Uber Winds Down Its AI Labs: A Look At Some Of Their Top Work

Given the necessary cost cuts and the increased focus on core, we have decided to wind down the Incubator and AI Labs to pursue strategic alternatives for Uber Works.”

On Monday, Uber announced that they will be laying off an additional 3000 people and will also be winding down futuristic projects such as Uber AI. Uber’s AI team has been responsible for quite significant works over the past couple of years. From open-sourcing toolkits to their work on evolutionary algorithms, their work has asked questions, which other research labs were not focusing on.

Let’s take a look at some of the key contributions from the Uber’s AI team:

Deep Neuroevolution

A new technique was invented by the researchers at Uber AI labs to efficiently evolve deep neural networks. They discover that an extremely simple genetic algorithm (GA) can train deep convolutional networks with over 4 million parameters to play Atari games from pixels. Besides, on many games, it outperformed modern deep reinforcement learning (RL) algorithms or evolution strategies (ES), while also being faster due to better parallelization. 

Uber AI Labs’ work on neuroevolution offered an interesting alternative approach to have in the machine learning toolbox. In a series of five papers, the researchers introduced new algorithms that combine the optimisation power and scalability of evolution strategies (ES) with methods unique to neuroevolution that promote exploration in reinforcement learning domains via a population of agents incentivised to act differently from one another.

Loss Change Allocation For Neural Network Training

In an attempt to make neural networks more transparent, the machine learning team at Uber introduced a new metric to evaluate the learning routines of a network. They call this loss change allocation (LCA). LCA allocates changes in loss over individual parameters, thereby measuring how much each parameter learns.

AI-GAs: AI-generating Algorithms

This paper describes an exciting path that ultimately may be more successful at producing general AI. The idea is to create an AI-generating algorithm (AI-GA), that automatically learns how to produce general AI with the help of (1) meta-learning architectures, (2) meta-learning the learning algorithms themselves, and (3) generating effective learning environments.

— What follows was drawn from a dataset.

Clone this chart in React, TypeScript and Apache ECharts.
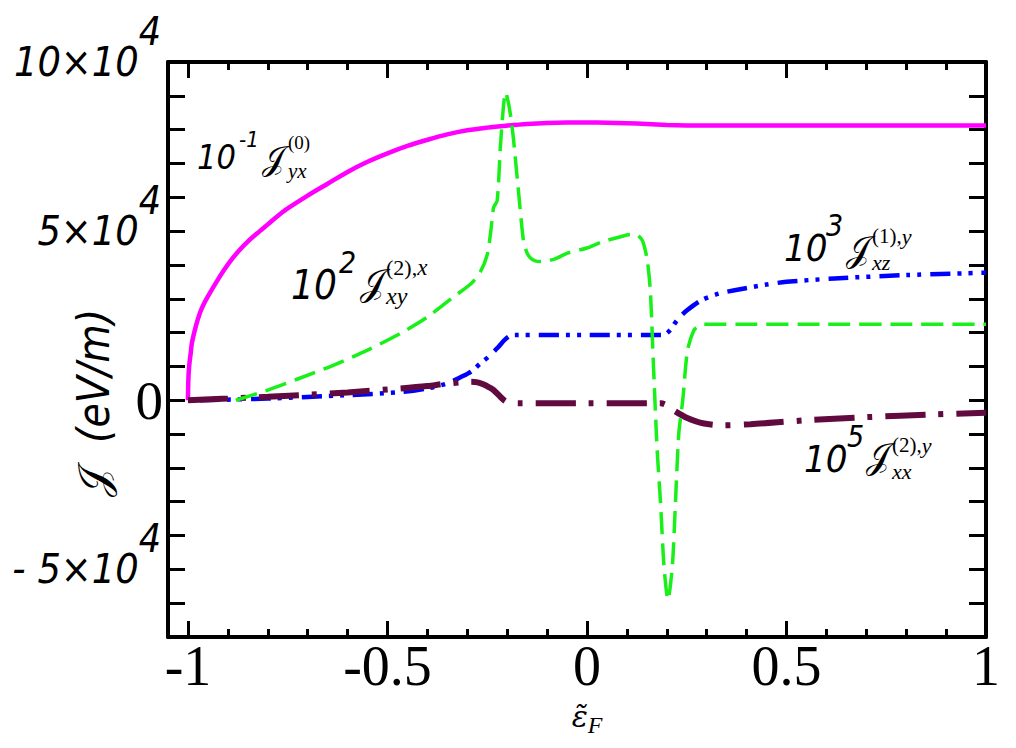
import React, { useEffect, useRef } from "react";
import * as echarts from "echarts";

// ---------- data ----------
const magX = [-1, -0.999, -0.997, -0.993, -0.99, -0.98, -0.97, -0.96, -0.95, -0.93, -0.91, -0.89, -0.87, -0.85, -0.82, -0.8, -0.775, -0.75, -0.7, -0.65, -0.6, -0.55, -0.5, -0.45, -0.4, -0.35, -0.3, -0.25, -0.2, -0.15, -0.1, -0.05, 0, 0.05, 0.1, 0.15, 0.2, 0.25, 0.3, 0.4, 0.5, 0.6, 0.7, 0.8, 0.9, 1];
const magY = [0, 6000, 10000, 14000, 17000, 22000, 25800, 28500, 30700, 34700, 38400, 41700, 44500, 46900, 50000, 52000, 54500, 56700, 60500, 64000, 67500, 70500, 73000, 75200, 77000, 78600, 79800, 80600, 81200, 81700, 82000, 82100, 82100, 82050, 81900, 81650, 81400, 81250, 81200, 81200, 81200, 81200, 81200, 81200, 81200, 81200];

const greenX = [-0.88, -0.8, -0.72, -0.636, -0.55, -0.467, -0.4, -0.335, -0.29, -0.267, -0.25, -0.241, -0.234, -0.225, -0.217, -0.21, -0.204, -0.197, -0.19, -0.184, -0.171, -0.159, -0.15, -0.141, -0.13, -0.116, -0.08, -0.049, 0, 0.035, 0.08, 0.109, 0.125, 0.139, 0.151, 0.159, 0.166, 0.176, 0.184, 0.193, 0.203, 0.214, 0.222, 0.23, 0.24, 0.252, 0.268, 0.28, 0.293, 0.31, 0.4, 0.6, 0.8, 1];
const greenY = [0, 3000, 6500, 10300, 14800, 19800, 24600, 30500, 34500, 38000, 43000, 50000, 57000, 59000, 75000, 86000, 91000, 88000, 83000, 77000, 61000, 47000, 43500, 42000, 41200, 41000, 41800, 43500, 45000, 46700, 48200, 49000, 48900, 47200, 41500, 32000, 12000, -15000, -29600, -49000, -59000, -49000, -29600, -10000, 0, 14800, 20700, 22000, 22500, 22500, 22500, 22500, 22500, 22500];

const blueX = [-0.97, -0.8, -0.6, -0.467, -0.4, -0.35, -0.317, -0.29, -0.266, -0.245, -0.224, -0.205, -0.19, -0.18, 0, 0.19, 0.2, 0.21, 0.228, 0.25, 0.286, 0.33, 0.37, 0.45, 0.5, 0.62, 0.8, 1];
const blueY = [0, 500, 1500, 2400, 3500, 5000, 6800, 8500, 11000, 13000, 15500, 18000, 19200, 19300, 19300, 19300, 19800, 21000, 24000, 26500, 29500, 31500, 32500, 34200, 35000, 36000, 37000, 37700];

const maroonX = [-1, -0.9, -0.8, -0.72, -0.6, -0.467, -0.4, -0.36, -0.317, -0.29, -0.274, -0.26, -0.245, -0.234, -0.216, -0.204, -0.19, -0.17, 0, 0.185, 0.2, 0.22, 0.25, 0.29, 0.34, 0.41, 0.54, 0.7, 0.87, 1];
const maroonY = [0, 500, 1000, 1500, 2300, 3500, 4200, 4800, 5300, 5500, 5300, 4700, 3800, 3000, 900, -300, -800, -900, -900, -900, -1500, -3200, -5200, -6800, -7400, -7100, -6000, -5000, -4200, -3700];

const xTickLabels = ["-1", "-0.5", "0", "0.5", "1"];
const xTickValues = [-1, -0.5, 0, 0.5, 1];
const yLabelValues = [100000, 50000, 0, -50000];
const yLabelTexts = ["{m|10×10}{s|4}", "{m|5×10}{s|4}", "{z|0}", "{m|- 5×10}{s|4}"];
const yTitle = { symbol: "𝒥", unit: "(eV/m)" };

const curveLabels = [
  { coef: "10", exp: "-1", sub: "yx", supUp: "(0)", supIt: "" },
  { coef: "10", exp: "2", sub: "xy", supUp: "(2),", supIt: "x" },
  { coef: "10", exp: "3", sub: "xz", supUp: "(1),", supIt: "y" },
  { coef: "10", exp: "5", sub: "xx", supUp: "(2),", supIt: "y" },
];

// ---------- layout ----------
const SANS = '"DejaVu Sans Condensed", "DejaVu Sans", sans-serif';
const SERIF = '"Liberation Serif", "DejaVu Serif", serif';
const SCRIPT = '"DejaVu Sans", "DejaVu Serif", "Noto Sans", serif';

const labelLayout = [
  { x: 197, y: 157, cs: 34, es: 22, ex: 239, ey: 139, jx: 262, jy: 158, js: 33, sx: 288, sy: 171, ss: 21, px: 288, py: 142, ps: 19 },
  { x: 291, y: 285, cs: 40, es: 30, ex: 339, ey: 262, jx: 360, jy: 282, js: 36, sx: 386, sy: 296, ss: 24, px: 386, py: 267, ps: 22 },
  { x: 784, y: 248, cs: 38, es: 30, ex: 826, ey: 225, jx: 846, jy: 249, js: 35, sx: 872, sy: 262, ss: 22, px: 872, py: 236, ps: 21 },
  { x: 804, y: 459, cs: 38, es: 30, ex: 847, ey: 436, jx: 866, jy: 456, js: 35, sx: 892, sy: 471, ss: 22, px: 892, py: 445, ps: 21 },
];

function txt(text: string, x: number, y: number, size: number, family: string, italic: boolean, rich?: any) {
  return {
    type: "text",
    x,
    y,
    silent: true,
    style: {
      text,
      fontSize: size,
      fontFamily: family,
      fontStyle: italic ? "italic" : "normal",
      lineHeight: size,
      fill: "#000",
      align: "left",
      verticalAlign: "middle",
      textAlign: "left",
      textVerticalAlign: "middle",
      rich,
    },
  };
}

function buildLabels() {
  const out: any[] = [];
  curveLabels.forEach((c, i) => {
    const L = labelLayout[i];
    out.push(txt(c.coef, L.x, L.y, L.cs, SANS, true));
    out.push(txt(c.exp, L.ex, L.ey, L.es, SANS, true));
    out.push(txt("𝒥", L.jx, L.jy, L.js, SCRIPT, false));
    out.push(txt(c.sub, L.sx, L.sy, L.ss, SERIF, true));
    const supText = c.supIt ? `{u|${c.supUp}}{i|${c.supIt}}` : `{u|${c.supUp}}`;
    out.push(
      txt(supText, L.px, L.py, L.ps, SERIF, false, {
        u: { fontFamily: SERIF, fontSize: L.ps, lineHeight: L.ps, fill: "#000" },
        i: { fontFamily: SERIF, fontStyle: "italic", fontSize: L.ps + 1, lineHeight: L.ps, fill: "#000" },
      })
    );
  });
  // y-axis title, rotated to read bottom-to-top
  out.push({
    type: "text",
    x: 93,
    y: 403,
    rotation: Math.PI / 2,
    silent: true,
    style: {
      legacy: false,
      text: `{j|${yTitle.symbol}}{t|  ${yTitle.unit}}`,
      align: "center",
      verticalAlign: "middle",
      fill: "#000",
      rich: {
        j: { fontFamily: SCRIPT, fontSize: 42, fill: "#000", align: "center" },
        t: { fontFamily: SANS, fontStyle: "italic", fontSize: 44, fill: "#000", align: "center" },
      },
    },
  });
  return out;
}

const pairs = (xs: number[], ys: number[]) => xs.map((x, i) => [x, ys[i]]);

export default function App() {
  const ref = useRef<HTMLDivElement>(null);
  useEffect(() => {
    if (!ref.current) return;
    const chart = echarts.init(ref.current, undefined, { renderer: "svg" });
    const black = "#000";
    const frameLine = { show: true, onZero: false, lineStyle: { color: black, width: 4 } };
    const yCommon = {
      type: "value",
      min: -70000,
      max: 100000,
      interval: 10000,
      splitLine: { show: false },
    };
    const xTickAxis = {
      type: "value",
      gridIndex: 1,
      min: -1,
      max: 1,
      interval: 0.5,
      axisLine: { show: false, onZero: false },
      axisTick: { show: true, inside: true, length: 16, lineStyle: { color: black, width: 3 } },
      minorTick: { show: true, splitNumber: 5, length: 8, lineStyle: { color: black, width: 3 } },
      splitLine: { show: false },
      minorSplitLine: { show: false },
    };
    const option: any = {
      animation: false,
      backgroundColor: "#fff",
      grid: [
        { left: 168, right: 30, top: 62, bottom: 111, containLabel: false, outerBoundsMode: "none" },
        { left: 188, right: 30, top: 62, bottom: 111, containLabel: false, outerBoundsMode: "none" },
      ],
      xAxis: [
        { type: "value", gridIndex: 0, position: "bottom", min: -1.05, max: 1, axisLine: frameLine, axisTick: { show: false }, axisLabel: { show: false }, splitLine: { show: false } },
        { type: "value", gridIndex: 0, position: "top", min: -1.05, max: 1, axisLine: frameLine, axisTick: { show: false }, axisLabel: { show: false }, splitLine: { show: false } },
        {
          ...xTickAxis,
          position: "bottom",
          axisLabel: {
            show: true,
            margin: 1,
            fontFamily: SERIF,
            fontSize: 56,
            color: black,
            formatter: (v: number) => {
              const k = xTickValues.findIndex((t) => Math.abs(t - v) < 1e-9);
              return k >= 0 ? xTickLabels[k] : "";
            },
          },
          name: "{e|ε̃}{s|F}",
          nameLocation: "middle",
          nameGap: 58,
          nameMoveOverlap: false,
          nameTextStyle: {
            rich: {
              e: { fontFamily: '"DejaVu Serif", serif', fontStyle: "italic", fontSize: 30, color: black },
              s: { fontFamily: SERIF, fontStyle: "italic", fontSize: 24, color: black, padding: [18, 0, 0, 0] },
            },
          },
        },
        { ...xTickAxis, position: "top", axisLabel: { show: false } },
      ],
      yAxis: [
        {
          ...yCommon,
          gridIndex: 0,
          position: "left",
          axisLine: frameLine,
          axisTick: { show: true, inside: true, length: 17, lineStyle: { color: black, width: 3 } },
          axisLabel: {
            show: true,
            margin: 5,
            formatter: (v: number) => {
              const k = yLabelValues.indexOf(v);
              return k >= 0 ? yLabelTexts[k] : "";
            },
            rich: {
              m: { fontFamily: SANS, fontStyle: "italic", fontSize: 41, color: black },
              s: { fontFamily: SANS, fontStyle: "italic", fontSize: 39, color: black, padding: [0, 2, 62, 0] },
              z: { fontFamily: SERIF, fontSize: 55, color: black },
            },
          },
        },
        {
          ...yCommon,
          gridIndex: 0,
          position: "right",
          axisLine: frameLine,
          axisTick: { show: true, inside: true, length: 17, lineStyle: { color: black, width: 3 } },
          axisLabel: { show: false },
        },
        { ...yCommon, gridIndex: 1, show: false },
      ],
      series: [
        {
          type: "line", xAxisIndex: 0, yAxisIndex: 0, data: pairs(magX, magY), showSymbol: false, smooth: 0.35, z: 2,
          lineStyle: { color: "#ff00ff", width: 4.5, type: "solid" },
        },
        {
          type: "line", xAxisIndex: 0, yAxisIndex: 0, data: pairs(blueX, blueY), showSymbol: false, smooth: 0.3, z: 3,
          lineStyle: { color: "#0000ff", width: 4.5, type: [20, 7, 4, 7, 4, 9], cap: "butt" },
        },
        {
          type: "line", xAxisIndex: 0, yAxisIndex: 0, data: pairs(maroonX, maroonY), showSymbol: false, smooth: 0.3, z: 4,
          lineStyle: { color: "#600a40", width: 6, type: [40, 13, 5, 13], cap: "butt" },
        },
        {
          type: "line", xAxisIndex: 0, yAxisIndex: 0, data: pairs(greenX, greenY), showSymbol: false, smooth: 0.25, z: 5,
          lineStyle: { color: "#19f019", width: 3.5, type: [22, 9], cap: "butt" },
        },
      ],
      graphic: buildLabels(),
    };
    chart.setOption(option);
    return () => chart.dispose();
  }, []);
  return (
    <div
      ref={ref}
      style={{ position: "absolute", left: 0, top: 0, width: 1016, height: 748, background: "#fff" }}
    />
  );
}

While work has begun on the first two pillars, little has been done on the third. Here, I argue that either the manual or AI-GA approach could be the first to lead to general AI, and both are worthwhile scientific endeavours irrespective of which is the fastest path.

Generating Teaching Networks

Generative Teaching Networks is a meta-learning approach for creating synthetic data, and it mainly focuses on supervised learning. GTNs are deep neural networks, which generate data as well as training environments that a learner such as a newly initialised neural network trains before being tested on a target task. 

POET (Paired Open-Ended Trailblazer)

With POET, the researchers at Uber’s AI labs demonstrated an open-ended algorithm that is capable of tackling problems in the space of two-dimensional landscapes and solution space of robotic behaviours that aim to traverse them. POET can be leveraged to build a diverse collection of solved landscapes through experiments that modify previously-solved landscapes for applying and refining previously-discovered successful robotic behaviours.

PLATO Platform

Last year, Uber open-sourced an AI platform known as Plato Research Dialogue System. Plato is integrated with deep learning techniques along with Bayesian optimisation frameworks and provides a clean and understandable design for practitioners while reducing the need to write code. 

Fiber 

Fiber is an open-source Python-based distributed computing framework for modern computer clusters built to support complex projects like POET and similar projects that required distributed computing.

Ludwig

Ludwig is built on top of TensorFlow and allows users to train and test deep learning models without writing code. In this way, Ludwig is unique in its ability to help make deep learning easier to understand and enable faster model improvement iteration cycles for experienced non-experts and researchers alike.

Pyro

Pyro is a tool for deep probabilistic modelling that has the best of modern deep learning and Bayesian modelling. The objective behind Pyro’s development is to accelerate research and applications of these techniques to make them more accessible to the broader AI community.  

Going Forward

“I had to make this decision because our very future as an essential service for the cities of the world — our being there for millions of people and businesses who rely on us — demands it.” 

-Dara Khosrowshahi, Uber CEO 

However, the whole episode cannot be just pinned down to the outbreak of COVID-19. Uber has been a part of many controversial events in the past couple of years. The co-founder of AI labs, Jeff Clune whose work we discussed above quit Uber to join back in January before the pandemic was mainstream. So, one can argue that the management approaches at Uber might have resulted in this cut downs, and COVID-19 is only the last nail in the coffin.

That said, this whole Uber ordeal exposes one thing for certain, and that is, in a crisis, the most vulnerable segment of a company is their R&D department, which is unfortunate.